-- START GIVEN INFORMATION --
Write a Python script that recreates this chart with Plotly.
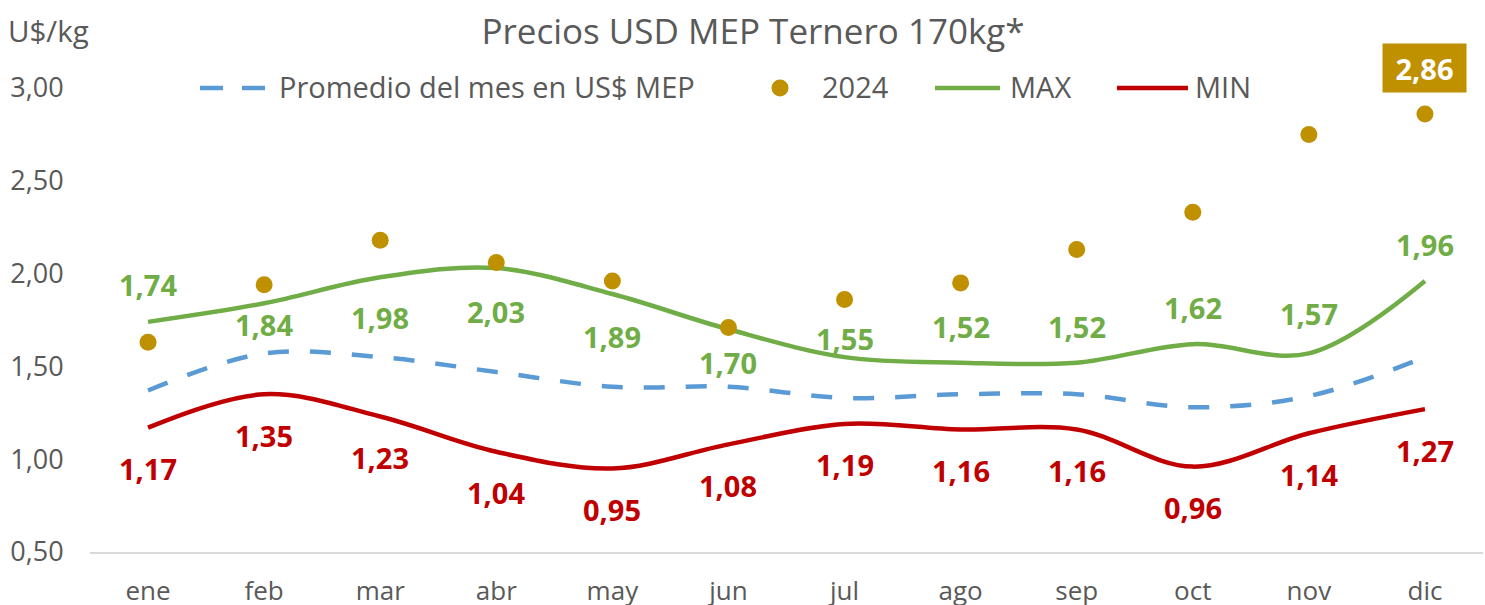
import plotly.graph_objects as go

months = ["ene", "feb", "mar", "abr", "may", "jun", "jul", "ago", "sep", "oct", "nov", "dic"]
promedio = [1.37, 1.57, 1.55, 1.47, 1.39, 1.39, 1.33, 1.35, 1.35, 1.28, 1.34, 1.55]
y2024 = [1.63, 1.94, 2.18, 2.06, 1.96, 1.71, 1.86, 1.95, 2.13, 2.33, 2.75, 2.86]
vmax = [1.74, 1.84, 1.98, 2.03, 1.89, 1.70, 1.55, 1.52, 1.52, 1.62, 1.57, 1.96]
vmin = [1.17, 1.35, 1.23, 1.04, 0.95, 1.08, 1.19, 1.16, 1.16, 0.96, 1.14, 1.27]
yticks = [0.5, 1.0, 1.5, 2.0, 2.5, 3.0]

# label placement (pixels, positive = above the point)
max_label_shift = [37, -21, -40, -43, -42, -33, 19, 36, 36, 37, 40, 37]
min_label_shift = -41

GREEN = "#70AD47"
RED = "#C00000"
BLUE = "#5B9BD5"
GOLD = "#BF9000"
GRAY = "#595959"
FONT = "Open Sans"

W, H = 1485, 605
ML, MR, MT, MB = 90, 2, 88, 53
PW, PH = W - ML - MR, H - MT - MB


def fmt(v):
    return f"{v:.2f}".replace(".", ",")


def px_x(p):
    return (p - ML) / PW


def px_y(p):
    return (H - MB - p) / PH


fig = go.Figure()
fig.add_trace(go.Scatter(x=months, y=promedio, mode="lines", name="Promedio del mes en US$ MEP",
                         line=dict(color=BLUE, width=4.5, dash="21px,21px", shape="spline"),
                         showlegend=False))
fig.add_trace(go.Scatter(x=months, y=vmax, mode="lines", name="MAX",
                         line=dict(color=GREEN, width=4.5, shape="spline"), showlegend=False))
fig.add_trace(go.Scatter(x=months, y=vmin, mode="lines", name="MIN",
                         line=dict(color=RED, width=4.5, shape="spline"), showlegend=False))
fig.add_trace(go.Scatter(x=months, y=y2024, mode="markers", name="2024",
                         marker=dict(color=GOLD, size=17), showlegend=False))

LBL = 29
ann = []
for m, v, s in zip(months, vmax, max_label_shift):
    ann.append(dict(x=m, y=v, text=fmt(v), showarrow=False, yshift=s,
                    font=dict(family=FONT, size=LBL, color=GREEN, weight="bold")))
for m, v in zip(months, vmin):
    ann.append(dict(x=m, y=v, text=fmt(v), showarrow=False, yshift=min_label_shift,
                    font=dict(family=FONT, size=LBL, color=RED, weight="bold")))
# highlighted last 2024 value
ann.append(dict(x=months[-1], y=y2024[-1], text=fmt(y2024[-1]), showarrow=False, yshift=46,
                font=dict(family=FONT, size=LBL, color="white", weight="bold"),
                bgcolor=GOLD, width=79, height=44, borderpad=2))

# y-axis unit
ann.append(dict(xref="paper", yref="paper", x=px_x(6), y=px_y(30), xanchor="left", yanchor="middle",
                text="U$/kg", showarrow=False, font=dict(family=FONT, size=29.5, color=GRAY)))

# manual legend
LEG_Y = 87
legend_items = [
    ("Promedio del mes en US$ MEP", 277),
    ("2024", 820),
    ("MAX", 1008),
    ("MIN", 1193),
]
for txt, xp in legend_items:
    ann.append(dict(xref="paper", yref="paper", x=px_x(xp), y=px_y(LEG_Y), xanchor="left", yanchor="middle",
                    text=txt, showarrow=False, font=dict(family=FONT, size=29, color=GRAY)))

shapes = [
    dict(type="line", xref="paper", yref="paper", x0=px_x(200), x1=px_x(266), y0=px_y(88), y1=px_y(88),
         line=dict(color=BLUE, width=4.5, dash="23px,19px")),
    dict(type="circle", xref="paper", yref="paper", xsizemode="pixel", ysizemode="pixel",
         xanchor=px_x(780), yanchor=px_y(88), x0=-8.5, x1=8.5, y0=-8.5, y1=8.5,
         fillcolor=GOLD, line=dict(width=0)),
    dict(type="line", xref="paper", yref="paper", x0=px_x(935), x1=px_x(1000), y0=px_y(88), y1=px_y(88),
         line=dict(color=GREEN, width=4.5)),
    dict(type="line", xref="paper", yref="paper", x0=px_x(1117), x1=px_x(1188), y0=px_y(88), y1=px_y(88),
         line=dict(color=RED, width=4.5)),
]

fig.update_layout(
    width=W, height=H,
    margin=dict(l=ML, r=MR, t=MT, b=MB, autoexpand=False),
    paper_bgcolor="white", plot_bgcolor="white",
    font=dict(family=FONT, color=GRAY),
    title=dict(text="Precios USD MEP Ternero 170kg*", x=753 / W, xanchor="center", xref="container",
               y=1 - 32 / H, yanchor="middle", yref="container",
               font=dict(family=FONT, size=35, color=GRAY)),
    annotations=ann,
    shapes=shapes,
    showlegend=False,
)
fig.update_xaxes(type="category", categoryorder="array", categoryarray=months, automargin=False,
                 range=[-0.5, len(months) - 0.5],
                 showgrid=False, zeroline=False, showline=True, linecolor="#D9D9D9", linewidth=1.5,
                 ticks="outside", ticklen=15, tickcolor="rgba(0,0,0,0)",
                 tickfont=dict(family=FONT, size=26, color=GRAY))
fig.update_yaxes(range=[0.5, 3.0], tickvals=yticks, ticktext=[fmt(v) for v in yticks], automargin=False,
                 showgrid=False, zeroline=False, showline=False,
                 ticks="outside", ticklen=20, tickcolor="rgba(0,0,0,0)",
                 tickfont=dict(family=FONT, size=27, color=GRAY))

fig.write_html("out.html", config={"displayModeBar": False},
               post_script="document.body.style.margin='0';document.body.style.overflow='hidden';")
-- END GIVEN INFORMATION --
:: TASK OBJECTIVE ::
Starting with the first line of the data above and ending with the line containing "marker=dict(color=GOLD, size=17), showlegend=False))", please restate every line exactly, leaving images out.

:: SOLUTION ::
Write a Python script that recreates this chart with Plotly.
import plotly.graph_objects as go

months = ["ene", "feb", "mar", "abr", "may", "jun", "jul", "ago", "sep", "oct", "nov", "dic"]
promedio = [1.37, 1.57, 1.55, 1.47, 1.39, 1.39, 1.33, 1.35, 1.35, 1.28, 1.34, 1.55]
y2024 = [1.63, 1.94, 2.18, 2.06, 1.96, 1.71, 1.86, 1.95, 2.13, 2.33, 2.75, 2.86]
vmax = [1.74, 1.84, 1.98, 2.03, 1.89, 1.70, 1.55, 1.52, 1.52, 1.62, 1.57, 1.96]
vmin = [1.17, 1.35, 1.23, 1.04, 0.95, 1.08, 1.19, 1.16, 1.16, 0.96, 1.14, 1.27]
yticks = [0.5, 1.0, 1.5, 2.0, 2.5, 3.0]

# label placement (pixels, positive = above the point)
max_label_shift = [37, -21, -40, -43, -42, -33, 19, 36, 36, 37, 40, 37]
min_label_shift = -41

GREEN = "#70AD47"
RED = "#C00000"
BLUE = "#5B9BD5"
GOLD = "#BF9000"
GRAY = "#595959"
FONT = "Open Sans"

W, H = 1485, 605
ML, MR, MT, MB = 90, 2, 88, 53
PW, PH = W - ML - MR, H - MT - MB


def fmt(v):
    return f"{v:.2f}".replace(".", ",")


def px_x(p):
    return (p - ML) / PW


def px_y(p):
    return (H - MB - p) / PH


fig = go.Figure()
fig.add_trace(go.Scatter(x=months, y=promedio, mode="lines", name="Promedio del mes en US$ MEP",
                         line=dict(color=BLUE, width=4.5, dash="21px,21px", shape="spline"),
                         showlegend=False))
fig.add_trace(go.Scatter(x=months, y=vmax, mode="lines", name="MAX",
                         line=dict(color=GREEN, width=4.5, shape="spline"), showlegend=False))
fig.add_trace(go.Scatter(x=months, y=vmin, mode="lines", name="MIN",
                         line=dict(color=RED, width=4.5, shape="spline"), showlegend=False))
fig.add_trace(go.Scatter(x=months, y=y2024, mode="markers", name="2024",
                         marker=dict(color=GOLD, size=17), showlegend=False))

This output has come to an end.